**MATERIAL PROVIDED**
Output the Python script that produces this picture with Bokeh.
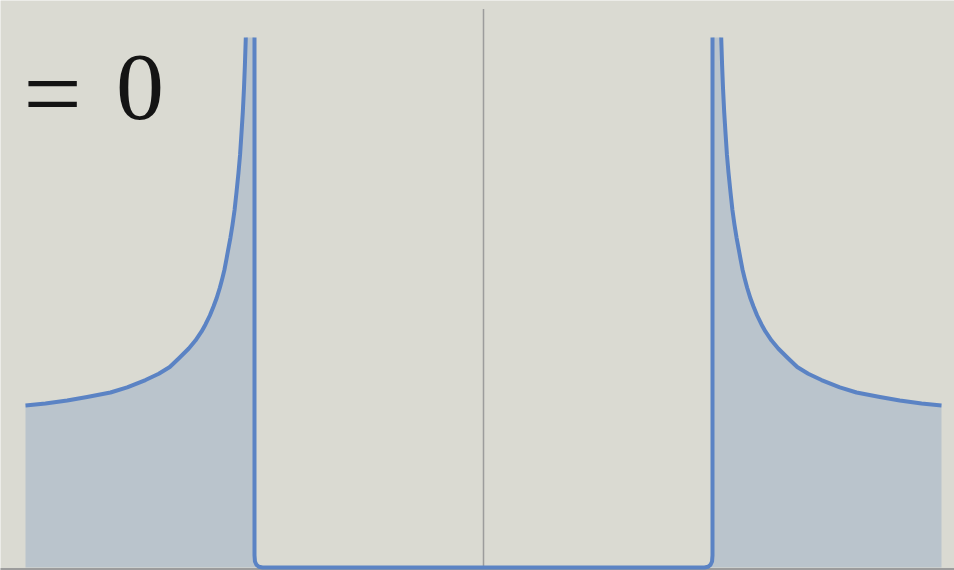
from bokeh.plotting import figure
from bokeh.models import Range1d, Label
from bokeh.embed import file_html
from bokeh.resources import INLINE

# Outer branch left of the support (x < -1)
left_x = [-2.000, -1.913, -1.818, -1.731, -1.629, -1.556, -1.476, -1.418, -1.370,
          -1.331, -1.287, -1.258, -1.231, -1.214, -1.195, -1.179, -1.166, -1.151,
          -1.140, -1.131, -1.122, -1.114, -1.105, -1.096, -1.087, -1.079, -1.070,
          -1.063, -1.057, -1.051, -1.046, -1.042, -1.038]
left_y = [1.157, 1.171, 1.193, 1.218, 1.250, 1.286, 1.339, 1.384, 1.432,
          1.493, 1.564, 1.621, 1.686, 1.736, 1.800, 1.864, 1.921, 2.000,
          2.068, 2.129, 2.207, 2.278, 2.357, 2.448, 2.553, 2.674, 2.819,
          2.949, 3.099, 3.254, 3.421, 3.586, 3.786]

# Outer branch right of the support (x > 1)
right_x = [1.038, 1.042, 1.046, 1.051, 1.057, 1.063, 1.070, 1.079, 1.087,
           1.096, 1.105, 1.114, 1.122, 1.131, 1.140, 1.151, 1.166, 1.179,
           1.195, 1.214, 1.231, 1.258, 1.287, 1.331, 1.370, 1.418, 1.476,
           1.556, 1.629, 1.731, 1.818, 1.913, 2.000]
right_y = [3.786, 3.586, 3.421, 3.254, 3.099, 2.949, 2.819, 2.674, 2.553,
           2.448, 2.357, 2.278, 2.207, 2.129, 2.068, 2.000, 1.921, 1.864,
           1.800, 1.736, 1.686, 1.621, 1.564, 1.493, 1.432, 1.384, 1.339,
           1.286, 1.250, 1.218, 1.193, 1.171, 1.157]

# Inner edge: drops from the spike at x=-1 to zero and climbs back at x=+1
gap_x = [-1.000, -1.000, -0.998, -0.991, -0.980, -0.965,
         0.965, 0.980, 0.991, 0.998, 1.000, 1.000]
gap_y = [3.786, 0.086, 0.043, 0.018, 0.005, 0.000,
         0.000, 0.005, 0.018, 0.043, 0.086, 3.786]

BG = "#dadad2"
LINE = "#5b83c4"
FILL = "#bac4cc"
AXIS = "#9c9c9c"
INK = "#141414"

p = figure(width=954, height=570,
           x_range=Range1d(-483 / 229, 471 / 229),
           y_range=Range1d(-3 / 140, 567 / 140),
           output_backend="svg", toolbar_location=None, min_border=0)
p.axis.visible = False
p.grid.visible = False
p.outline_line_color = None
p.background_fill_color = BG
p.border_fill_color = BG

# Shaded area under the density on both sides
half = len(gap_x) // 2
fill_left_x = [left_x[0]] + left_x + gap_x[:half]
fill_left_y = [0.0] + left_y + gap_y[:half]
fill_right_x = gap_x[half:] + right_x + [right_x[-1]]
fill_right_y = gap_y[half:] + right_y + [0.0]
p.patches([fill_left_x, fill_right_x], [fill_left_y, fill_right_y],
          fill_color=FILL, line_color=None)

# Axes: baseline and the vertical line at x = 0
p.line([-2.2, 2.2], [-0.014, -0.014], line_color=AXIS, line_width=3)
p.line([0, 0], [-0.03, 3.99], line_color=AXIS, line_width=1.5)

# Density curve
p.multi_line([left_x, gap_x, right_x], [left_y, gap_y, right_y],
             line_color=LINE, line_width=4, line_join="round")

p.add_layout(Label(x=-1.882, y=3.384, text="=", text_align="center",
                   text_baseline="alphabetic", text_font="Liberation Serif",
                   text_font_size="104px", text_color=INK))
p.add_layout(Label(x=-1.500, y=3.429, text="0", text_align="center",
                   text_baseline="alphabetic", text_font="Liberation Serif",
                   text_font_size="96px", text_color=INK))

open("out.html", "w").write(file_html(p, INLINE))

**DIRECTIONS FOR THIS TASK**
Reproduce the whole listing above word for word, but not its pictures.

**THE ANSWER**
Output the Python script that produces this picture with Bokeh.
from bokeh.plotting import figure
from bokeh.models import Range1d, Label
from bokeh.embed import file_html
from bokeh.resources import INLINE

# Outer branch left of the support (x < -1)
left_x = [-2.000, -1.913, -1.818, -1.731, -1.629, -1.556, -1.476, -1.418, -1.370,
          -1.331, -1.287, -1.258, -1.231, -1.214, -1.195, -1.179, -1.166, -1.151,
          -1.140, -1.131, -1.122, -1.114, -1.105, -1.096, -1.087, -1.079, -1.070,
          -1.063, -1.057, -1.051, -1.046, -1.042, -1.038]
left_y = [1.157, 1.171, 1.193, 1.218, 1.250, 1.286, 1.339, 1.384, 1.432,
          1.493, 1.564, 1.621, 1.686, 1.736, 1.800, 1.864, 1.921, 2.000,
          2.068, 2.129, 2.207, 2.278, 2.357, 2.448, 2.553, 2.674, 2.819,
          2.949, 3.099, 3.254, 3.421, 3.586, 3.786]

# Outer branch right of the support (x > 1)
right_x = [1.038, 1.042, 1.046, 1.051, 1.057, 1.063, 1.070, 1.079, 1.087,
           1.096, 1.105, 1.114, 1.122, 1.131, 1.140, 1.151, 1.166, 1.179,
           1.195, 1.214, 1.231, 1.258, 1.287, 1.331, 1.370, 1.418, 1.476,
           1.556, 1.629, 1.731, 1.818, 1.913, 2.000]
right_y = [3.786, 3.586, 3.421, 3.254, 3.099, 2.949, 2.819, 2.674, 2.553,
           2.448, 2.357, 2.278, 2.207, 2.129, 2.068, 2.000, 1.921, 1.864,
           1.800, 1.736, 1.686, 1.621, 1.564, 1.493, 1.432, 1.384, 1.339,
           1.286, 1.250, 1.218, 1.193, 1.171, 1.157]

# Inner edge: drops from the spike at x=-1 to zero and climbs back at x=+1
gap_x = [-1.000, -1.000, -0.998, -0.991, -0.980, -0.965,
         0.965, 0.980, 0.991, 0.998, 1.000, 1.000]
gap_y = [3.786, 0.086, 0.043, 0.018, 0.005, 0.000,
         0.000, 0.005, 0.018, 0.043, 0.086, 3.786]

BG = "#dadad2"
LINE = "#5b83c4"
FILL = "#bac4cc"
AXIS = "#9c9c9c"
INK = "#141414"

p = figure(width=954, height=570,
           x_range=Range1d(-483 / 229, 471 / 229),
           y_range=Range1d(-3 / 140, 567 / 140),
           output_backend="svg", toolbar_location=None, min_border=0)
p.axis.visible = False
p.grid.visible = False
p.outline_line_color = None
p.background_fill_color = BG
p.border_fill_color = BG

# Shaded area under the density on both sides
half = len(gap_x) // 2
fill_left_x = [left_x[0]] + left_x + gap_x[:half]
fill_left_y = [0.0] + left_y + gap_y[:half]
fill_right_x = gap_x[half:] + right_x + [right_x[-1]]
fill_right_y = gap_y[half:] + right_y + [0.0]
p.patches([fill_left_x, fill_right_x], [fill_left_y, fill_right_y],
          fill_color=FILL, line_color=None)

# Axes: baseline and the vertical line at x = 0
p.line([-2.2, 2.2], [-0.014, -0.014], line_color=AXIS, line_width=3)
p.line([0, 0], [-0.03, 3.99], line_color=AXIS, line_width=1.5)

# Density curve
p.multi_line([left_x, gap_x, right_x], [left_y, gap_y, right_y],
             line_color=LINE, line_width=4, line_join="round")

p.add_layout(Label(x=-1.882, y=3.384, text="=", text_align="center",
                   text_baseline="alphabetic", text_font="Liberation Serif",
                   text_font_size="104px", text_color=INK))
p.add_layout(Label(x=-1.500, y=3.429, text="0", text_align="center",
                   text_baseline="alphabetic", text_font="Liberation Serif",
                   text_font_size="96px", text_color=INK))

open("out.html", "w").write(file_html(p, INLINE))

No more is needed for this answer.